Computer Technology Expands Automotive Electronics Capabilities 

In addition to requiring a network to support higher bandwidths, infotainment systems have also commanded new developments in connector specification and applications. Akin to Automotive Ethernet, connectors originally intended for computers and data networking applications (i.e. USB 2.0, HDMI ports, and SD card connectors) are being incorporated into infotainment interfaces, in addition to memory- and data storage-type connectors to support new Wi-Fi® capabilities in the latest generation of automotive systems.

These recent innovations were never previously envisioned for onboard communications. In the near future, the extensive integration of shielded flex circuit connectors to improve EMI and EMC characteristics is highly probable, as well as the introduction of the latest generation of computer connector. This USB 3.1 Type C devices offer a higher current rating (5 A), increased speed (<10 Gbps), and user-friendly reversible plugs.

Increased Safety Controls Target Connector Performance and Reliability

The standardization of infotainment systems is paralleled by innovative ADAS technology, which is rapidly becoming mandated by safety regulations in many cases. ADAS technology alerts drivers to potential problems on the road and implements safeguards – such as taking over control of the vehicle – to avoid collisions. Other safety features include blind spot detection, automatic braking, GPS and traffic alerts, and rearview cameras. High reliability, rugged connectors have been used effectively thus far to ensure a dependable connection in harsh automotive environments. The advancement in safety-focused human machine interface of ADAS technology has not only set new expectations for connector performance and reliability but has also facilitated in the advancement of tomorrow’s autonomous vehicles.

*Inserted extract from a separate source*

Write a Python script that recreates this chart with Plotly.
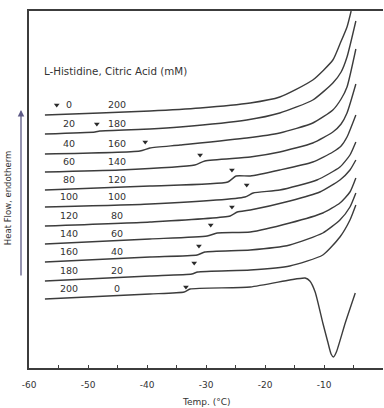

Connectors Play a Critical Role in Advancing Autonomous Vehicles

The autonomous vehicle, or “self-driving car,” has proven to be one of the biggest innovations in the history of the automotive industry. Autonomous vehicles have the ability to sense the world around them, navigate without driver input, and increase driver safety further than ADAS. Connectors will prove to be crucial to the overall performance of the vehicle, as every system and sensor become an integrated web of connectivity. In order to provide optimal performance and handle larger bandwidth loads at the higher speeds needed for these new advanced safety systems, connector technology will need to meet several critical requirements. Standard bandwidth in vehicles has increased from 1 MB to 1 GB. However, in order to handle the new extended bandwidth requirements of autonomous vehicles, connectors will need to be able to handle signals at 6 GB and even 12 GB. Rapid data transfer speeds are needed to enable two-way transfer of the complex signals the vehicle receives from its sensors to both monitors as well as direct the vehicle’s reaction.

Sensor functions have begun influencing connector design. Still in its preliminary phase, one new connector design involves integrating the sensors into the actual connector body. This combination reduces component count, reduces weight and volume, and helps to eliminate inductance and time delays that could potentially interfere with the operation of safety systems.

However, in order to handle the new extended bandwidth requirements of autonomous vehicles, connectors will need to be able to handle signals at 6 GB and even 12 GB.

Automotive connectors have always needed protection against shock and vibration, but this is especially imperative in safety-critical systems. Employing a locking mechanism prevents most automotive connectors from accidental disconnect or damage caused by vibrations. Autonomous vehicles require a new level of reliability, as catastrophic problems could arise from a damaged connector.

As automotive technology continues to evolve, connectors find new purpose and new applications. Automotive electronics have borrowed from existing computer networking technology to increase bandwidth for infotainment and sensor systems with the introduction of Automotive Ethernet and new computer connectors. All of the recent upgrades to automotive connectivity and increased safety measures have enabled the progression of the development of autonomous vehicles.